S’agissait-il d’une erreur
financière d’un monde pas encore développé ? Certainement pas. Il
s’agissait d’un moyen très pratique de transférer l’or de l’Europe hors de la
zone de conflit vers la sécurité relative qu’offraient les Etats-Unis. Quatre
ans plus tard, la guerre éclatait en Europe.
Mais les gouvernements
étrangers n’étaient pas stupides. Les gouvernements Européens ont facilité ce
transfert, bien qu’il fût observé en tant que simple évènement de marché.
Souvenez-vous que l’or était la monnaie de base. Un tel transfert n’aurait pu
se produire sans l’accord des gouvernements.
C’est également un exemple de
la manière dont les banques travaillent avec les autorités monétaires pour
s’assurer un contrôle total sur le système monétaire. La même chose est vraie
aujourd’hui, avec les gouvernements qui s’acharnent désespérément à
rafistoler le système bancaire et les dépenses gouvernementales qui se
soucient peu des économies nationales en-dessous d’elles.
Dans la crainte de voir
éclater une guerre, l’Europe a donc transféré son or vers les Etats-Unis.
Vous pourriez vous demander si
c’est là la fin de l’histoire. Bien sûr que ça ne l’est pas !

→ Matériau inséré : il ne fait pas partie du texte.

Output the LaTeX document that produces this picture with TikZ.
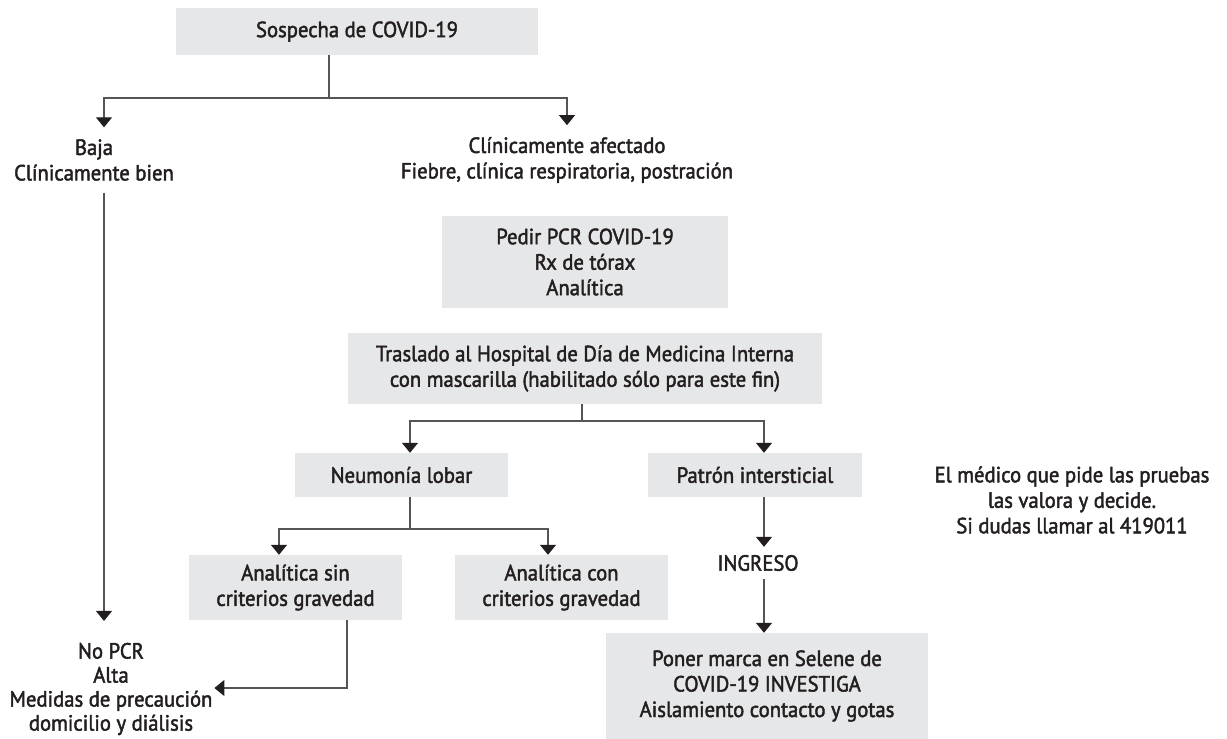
\documentclass[tikz,border=0pt]{standalone}
\usepackage{fontspec}
\setmainfont{PT Sans}[FakeStretch=0.94, FakeBold=2]
\usetikzlibrary{arrows.meta}
\definecolor{boxgray}{HTML}{E6E7E8}
\definecolor{inkgray}{HTML}{231F20}
\definecolor{linegray}{HTML}{555555}
\tikzset{
  box/.style={fill=boxgray, inner sep=0pt, align=center, text=inkgray},
  txt/.style={inner sep=0pt, align=center, text=inkgray},
  link/.style={draw=linegray, line width=1.2pt},
  arr/.style={link, -{Triangle[width=16pt,length=10pt,color=inkgray]}}
}
\begin{document}
\begin{tikzpicture}[x=1pt, y=-1pt, font=\fontsize{22}{25.5}\selectfont]
  \useasboundingbox (0,0) rectangle (1227,739);
  % boxes
  \node[box, minimum width=362pt, minimum height=47pt] (sospecha) at (357,31.5) {Sospecha de COVID-19};
  \node[box, minimum width=286pt, minimum height=92pt] (pedir) at (585,262) {Pedir PCR COVID-19\\Rx de tórax\\Analítica};
  \node[box, minimum width=474pt, minimum height=71pt] (traslado) at (585,368.5) {Traslado al Hospital de Día de Medicina Interna\\con mascarilla (habilitado sólo para este fin)};
  \node[box, minimum width=213pt, minimum height=44pt] (neumonia) at (401.5,475) {Neumonía lobar};
  \node[box, minimum width=214pt, minimum height=44pt] (patron) at (755,475) {Patrón intersticial};
  \node[box, minimum width=213pt, minimum height=65pt] (sin) at (295.5,587.5) {Analítica sin\\criterios gravedad};
  \node[box, minimum width=213pt, minimum height=65pt] (con) at (561.5,587.5) {Analítica con\\criterios gravedad};
  \node[box, minimum width=322pt, minimum height=106pt] (poner) at (767,686) {Poner marca en Selene de\\COVID-19 INVESTIGA\\Aislamiento contacto y gotas};
  % plain texts
  \node[txt, outer ysep=12pt] (baja) at (94,160) {Baja\\Clínicamente bien};
  \node[txt, outer ysep=12pt] (afectado) at (567,160) {Clínicamente afectado\\Fiebre, clínica respiratoria, postración};
  \node[txt, font=\fontsize{22}{24}\selectfont, outer xsep=2pt, outer ysep=22pt] (nopcr) at (111,689) {No PCR\\Alta\\Medidas de precaución\\domicilio y diálisis};
  \node[txt, inner ysep=8pt] (ingreso) at (758,563) {INGRESO};
  \node[txt] (medico) at (1072,500) {El médico que pide las pruebas\\las valora y decide.\\Si dudas llamar al 419011};
  % branch points
  \coordinate (s1) at (329,98);
  \coordinate (t1) at (582,421);
  \coordinate (n1) at (410,529);
  \coordinate (lx) at (104,0);
  \coordinate (px) at (764,0);
  \coordinate (sx) at (279,0);
  \coordinate (cx) at (548,0);
  \coordinate (rx) at (347,688);
  % connectors
  \draw[link] (sospecha.south -| s1) -- (s1);
  \draw[arr] (s1) -| (baja.north -| lx);
  \draw[arr] (s1) -| (afectado.north);
  \draw[arr] (baja.south -| lx) -- (nopcr.north -| lx);
  \draw[link] (traslado.south -| t1) -- (t1);
  \draw[arr] (t1) -| (neumonia.north -| n1);
  \draw[arr] (t1) -| (patron.north -| px);
  \draw[link] (neumonia.south -| n1) -- (n1);
  \draw[arr] (n1) -| (sin.north -| sx);
  \draw[arr] (n1) -| (con.north -| cx);
  \draw[arr] (sin.south -| rx) |- (nopcr.east |- rx);
  \draw[arr] (patron.south -| px) -- (ingreso.north -| px);
  \draw[arr] (ingreso.south -| px) -- (poner.north -| px);
\end{tikzpicture}
\end{document}
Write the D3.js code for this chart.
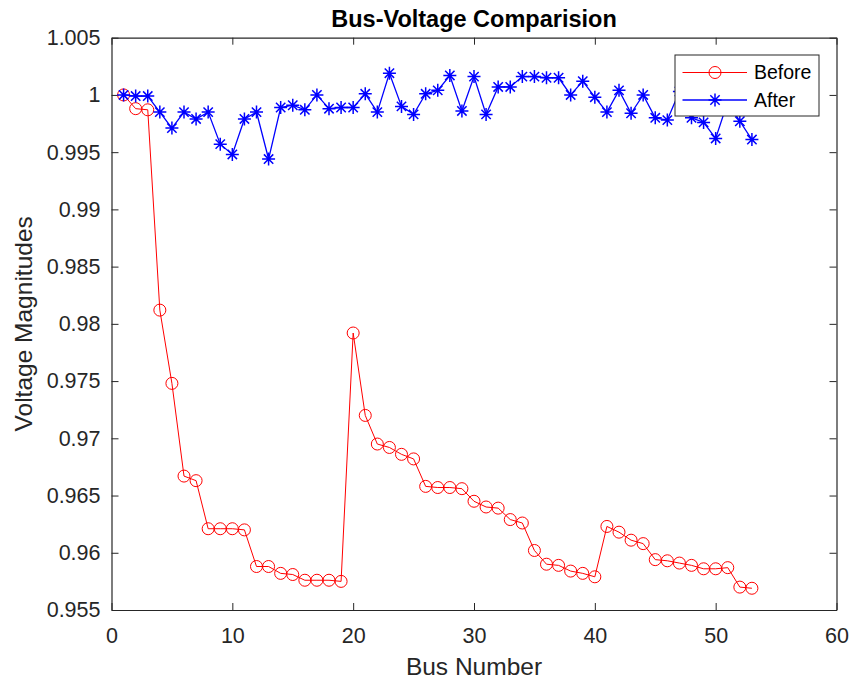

En raison d’une importante
présence militaire Américaine en Europe après la guerre, le flux de dollars
depuis les Etats-Unis vers l’Europe s’est poursuivi tout au long des années
1940 et jusque dans les années 1960. Les nations Européennes, dont la France,
l’Italie, la Suisse et l’Allemagne, ont ensuite échangé leurs dollars contre
de l’or. Alors que s’achevait la reconstruction, l’Europe avait récupéré son
or. C’est alors que les Etats-Unis fermèrent le guichet de l’or, le faisant
sortir du système monétaire et dormir dans des coffres. Voilà 42 ans que dure
notre expérience de monnaie papier. Les banques centrales Européennes furent
récompensées de leur décision par la hausse du prix de l’or survenue tout au
long des années 1970 et 1980.
Ces
flux d’or depuis et vers les Etats-Unis n’ont été décelables qu’après coup.